Other than a few days, this has been a surprisingly mild Michigan summer. Still warm, not a lot of bad weather, so it’s been one of the nicer ones in a few years.
So how many people found the Valkyrie Profile A ending through exploration and how many found it by having someone else tell them how to do it? It’s a little obscure.
Your parents sound pretty badass.
I take it by “a little obscure” you mean absolutely obtuse in a way that must have brought tears of joy to any strategy guide publisher?
Getting the ‘best’ ending in VP is a matter of both doing things the game generally discourages and doing more than a few unhinted at things.
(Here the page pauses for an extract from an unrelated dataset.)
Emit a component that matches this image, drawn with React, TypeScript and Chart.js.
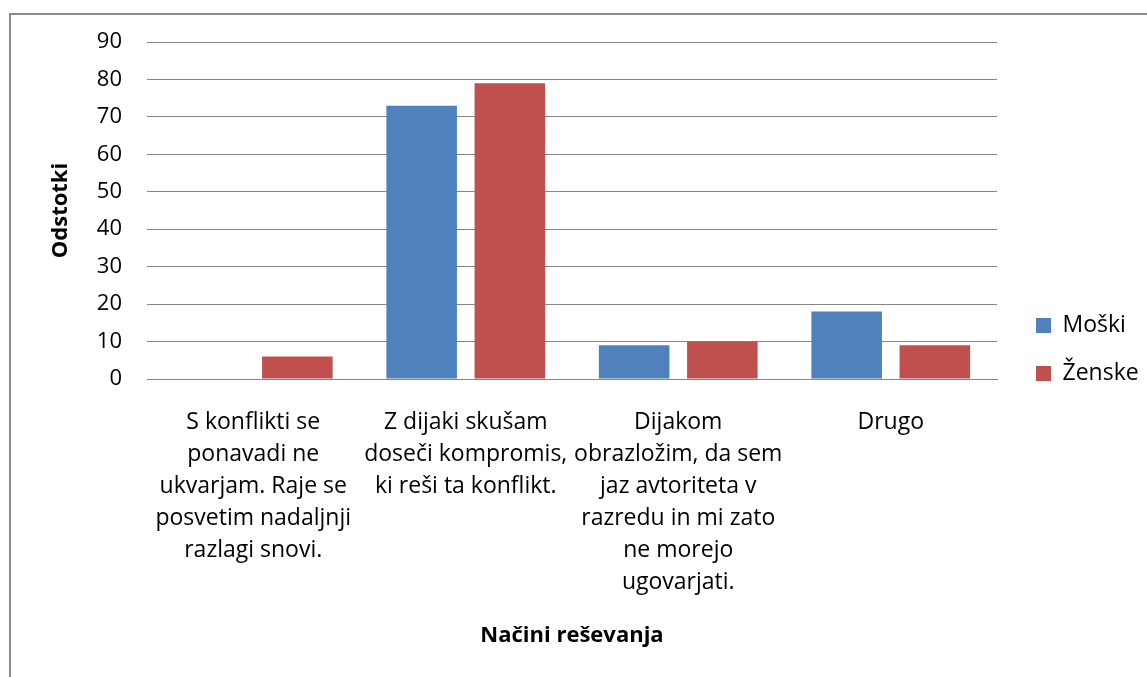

It wouldn’t be as big a deal if not for the game’s reply value being reduced significantly by many long UNSKIPPABLE cut scenes; the actual game is well designed for replays, aside from this. So I’d guess the number is very close to 0. Not like this was back before gamefaqs.
Yeah, Freya tells you not to do things, but she’s, well, also kind of overbearing, so it’s not too much of a stretch to try doing things that she doesn’t want you to. I was close to the A ending when I first played, having completed all the necessary events, but I missed the Seal Rating requirements, which are definitely the most arcane element. The only real hint there is that, uhh, it has no other use, I guess?
Even then, the main thing that prevents your Seal Rating from being low enough is hoarding divine treasures and sending Einherjar instead to make up for the lost Evaluation points. If you pace yourself on those (and you have to to get the A ending) then it’s probably possible to stumble upon after a few plays. It’s certainly a pretty big fault, but I don’t even really hold it against the game.
You just came to Michigan on a lucky day. It’s been a miserable, oppressive summer right up until you visited. Maybe you just bring cool fronts when you travel places?
Valkyrie Profile is a special game for me ’cause it’s the first game I bought with my first paycheck from my first job after reading about it in an issue of Gamefan.
That was an interesting read… I owned Valkyrie Profile and found it to be an amazing game, but I never managed to complete the game. I would play for a few hours, and them get the feeling that something wasn’t right. I was always under the impression that I was doing something wrong and that I would eventually need to restart the game to fix whatever I was doing wrong.
Now that I’ve read this, I understand why I had this strange feeling. As you’ve said, the game is meant to be played multiple times. I couldn’t get it when I first played it, and maybe that’s why people don’t value this game as they should. It’s a pretty interesting concept, and I guess now I’m ready to try it again. Thanks.